いい天気の土曜日。出掛けてすぐにコートを脱いで歩いた。よく歩いた一日だった。竹橋でベーコン展を観て、大手町で丸善を見て、神田でごはんを食べて、湯島から電車に乗って帰った。


フランシス・ベーコン。主な作品群は1040年代からのものだそうで、亡くなったのは92年で、自分が思っていたよりもずいぶん最近の作家だった。作家本人が、展示の際はガラスと金属の額縁で額装することを望んでいたというのをはじめて知った。作品の絵肌とか表面から、観る者をフィルタ一枚分遠ざけようとしたということ。ああ、そういう感覚なのかと、納得した。常設展示はいままでと大きく変わっていた。安井曽太郎「秋の城山」。凄いきれい(と妻が言っていた)。


キダイの香草焼きがおいしい。じっくり、時間をかけて、オーブンで焼いてあって、あれだけニンニクやハーブの香りを含むと、魚の身じゃなくてチキンのように感じられる。最近はほんとうに、何か、食いもののことというか、何を食うかばかり考えている。香りというものはすごく大事。


今日は昼過ぎまでやはりいい天気。と思ったら、午後から猛烈な風と砂塵。最近、妻がはまっている松本英子の漫画(謎のあの店、ウチのハナちゃん、荒呼吸)を読む。面白いし、そして、絵がうまい。ちゃんと伝える絵だなあ。旅行に行きたい。ある意味、外食も旅行みたいなもの。ちゃんと享楽しないといけません。我々にとってそれはすごく大事。

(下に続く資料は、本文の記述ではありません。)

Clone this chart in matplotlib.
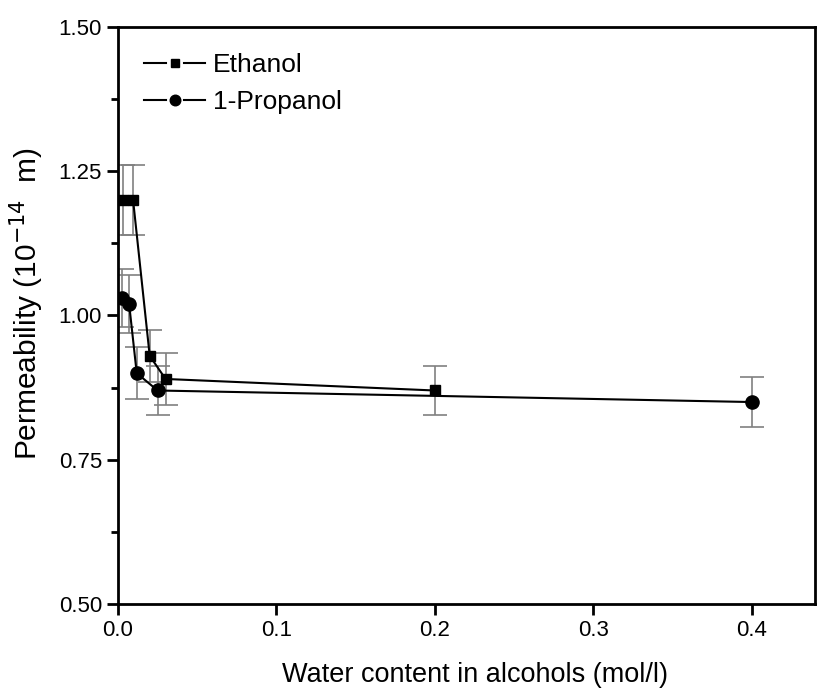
import matplotlib as mpl
import matplotlib.pyplot as plt
import numpy as np
from matplotlib.legend_handler import HandlerBase
from matplotlib.lines import Line2D
from matplotlib.ticker import MultipleLocator

plt.rcParams['font.family'] = ['Liberation Sans', 'DejaVu Sans']

# Ethanol
eth_x = [0.003, 0.0095, 0.020, 0.030, 0.200]
eth_y = [1.20, 1.20, 0.93, 0.89, 0.87]
eth_err = [0.06, 0.06, 0.045, 0.045, 0.043]

# 1-Propanol
prop_x = [0.0023, 0.007, 0.0118, 0.025, 0.400]
prop_y = [1.03, 1.02, 0.90, 0.87, 0.85]
prop_err = [0.05, 0.05, 0.045, 0.043, 0.043]


# legend entry drawn as  line - marker - line  with small gaps
class GapHandler(HandlerBase):
    def create_artists(self, legend, orig, xdescent, ydescent, width, height, fontsize, trans):
        y = height / 2 - ydescent
        x0 = -xdescent
        x1 = x0 + width
        mid = (x0 + x1) / 2
        g = 6.5
        l1 = Line2D([x0, mid - g], [y, y], color='black', lw=1.5, transform=trans)
        l2 = Line2D([mid + g, x1], [y, y], color='black', lw=1.5, transform=trans)
        m = Line2D([mid], [y], marker=orig.get_marker(), ms=orig.get_markersize() * 0.8,
                   color='black', ls='none', transform=trans)
        return [l1, l2, m]


fig = plt.figure(figsize=(8.18, 6.89), dpi=100)
ax = fig.add_axes([0.1443, 0.1234, 0.852, 0.8374])

err_kw = dict(ecolor='#808080', elinewidth=1.2, capsize=8.5, capthick=1.2)
eth = ax.errorbar(eth_x, eth_y, yerr=eth_err, color='black', lw=1.5, marker='s', ms=7.5,
                  label='Ethanol', **err_kw)
prop = ax.errorbar(prop_x, prop_y, yerr=prop_err, color='black', lw=1.5, marker='o', ms=9.5,
                   label='1-Propanol', **err_kw)

ax.set_xlim(0, 0.44)
ax.set_ylim(0.5, 1.5)
ax.set_xticks([0.0, 0.1, 0.2, 0.3, 0.4])
ax.set_yticks([0.50, 0.75, 1.00, 1.25, 1.50])
ax.yaxis.set_minor_locator(MultipleLocator(0.125))
ax.xaxis.set_major_formatter(mpl.ticker.FormatStrFormatter('%.1f'))
ax.yaxis.set_major_formatter(mpl.ticker.FormatStrFormatter('%.2f'))

ax.tick_params(axis='both', which='major', direction='out', length=8, width=2,
               labelsize=16, top=False, right=False)
ax.tick_params(axis='y', which='minor', direction='out', length=5, width=2, right=False)
for s in ax.spines.values():
    s.set_linewidth(2)

ax.set_xlabel('Water content in alcohols (mol/l)', fontsize=19.5, labelpad=15)
ax.xaxis.label.set_x(0.512)
ax.set_ylabel('Permeability (10$^{-14}$  m)', fontsize=21.5, labelpad=9)
ax.yaxis.label.set_y(0.52)

ax.legend([eth[0], prop[0]], ['Ethanol', '1-Propanol'], loc='upper left', frameon=False,
          fontsize=19, handlelength=2.3, handletextpad=0.3,
          borderaxespad=0.6, labelspacing=0.48,
          handler_map={Line2D: GapHandler()})

fig.savefig('out.png', dpi=100)
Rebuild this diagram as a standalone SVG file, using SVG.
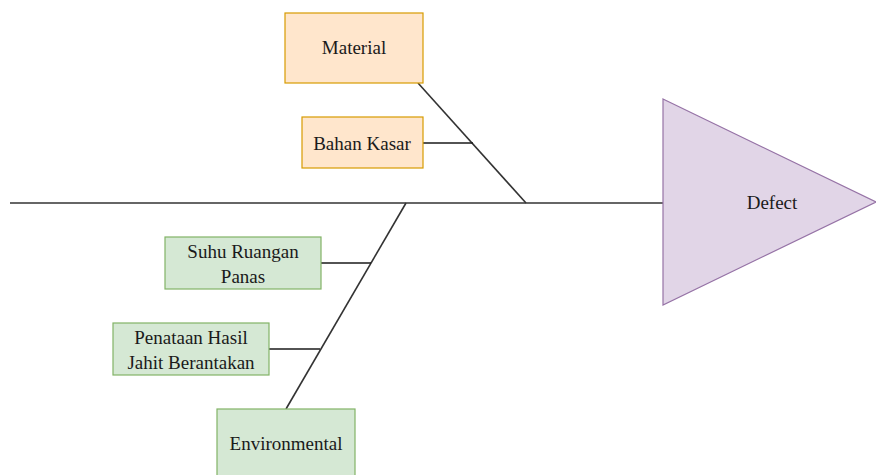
<svg xmlns="http://www.w3.org/2000/svg" width="876" height="475" viewBox="0 0 876 475">
  <style>
    .lbl { font-family: 'Liberation Serif', 'DejaVu Serif', serif; font-size: 19px; fill: #1a1a1a; text-anchor: middle; dominant-baseline: central; }
    .orange { fill: #ffe6cc; stroke: #d79b00; stroke-width: 1.2; }
    .green { fill: #d5e8d4; stroke: #82b366; stroke-width: 1.2; }
    .purple { fill: #e1d5e7; stroke: #9673a6; stroke-width: 1.2; }
    .bone { stroke: #333333; stroke-width: 1.6; fill: none; }
    .rib { stroke: #1a1a1a; stroke-width: 1.3; fill: none; }
  </style>
  <rect width="876" height="475" fill="#ffffff"/>

  <!-- spine, two bones and their ribs -->
  <g id="connectors">
    <line class="bone" x1="10" y1="203" x2="663" y2="203"/>
    <line class="bone" x1="418" y1="83" x2="526" y2="203"/>
    <line class="bone" x1="406" y1="203" x2="286" y2="409"/>
    <line class="rib" x1="423" y1="143" x2="473" y2="143"/>
    <line class="rib" x1="321" y1="263" x2="371" y2="263"/>
    <line class="rib" x1="269" y1="349" x2="320" y2="349"/>
  </g>

  <g id="defect">
    <polygon class="purple" points="663,99 876,202 663,305"/>
    <text class="lbl" x="772" y="202">Defect</text>
  </g>

  <g id="material">
    <rect class="orange" x="285" y="13" width="138" height="70"/>
    <text class="lbl" x="354" y="47">Material</text>
  </g>

  <g id="bahan-kasar">
    <rect class="orange" x="302" y="117" width="121" height="51"/>
    <text class="lbl" x="362" y="143">Bahan Kasar</text>
  </g>

  <g id="suhu-ruangan">
    <rect class="green" x="165" y="237" width="156" height="52"/>
    <text class="lbl" x="243" y="251">Suhu Ruangan</text>
    <text class="lbl" x="243" y="276">Panas</text>
  </g>

  <g id="penataan">
    <rect class="green" x="113" y="323" width="156" height="52"/>
    <text class="lbl" x="191" y="337">Penataan Hasil</text>
    <text class="lbl" x="191" y="362">Jahit Berantakan</text>
  </g>

  <g id="environmental">
    <rect class="green" x="217" y="409" width="138" height="70"/>
    <text class="lbl" x="286" y="443">Environmental</text>
  </g>
</svg>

昨日(妻が)買った、Naoko Sakata Trioの「Flower Clouds」を聴く。Paul Bleyを思い起こすような、リリシズムと過激さの混交具合。でもある種の朴訥さというか、やさしさというか、あまり尖りすぎない、独特のニュアンスがあって、かなり気を許して音に寄り添いたくさせるような感じで、こういうの久々に聴いたなあと思いながら、今日は何度か繰り返し再生した。ついでにPaul Bleyも引っ張り出して聴いた(「Alone, Again」、「Open, to Love」)。懐かしい。十年、いやそれ以上、ぶりな気がする。

観るもの聴くもの、僕はあまり冴えなくて、妻の判断に負うところが多い週末。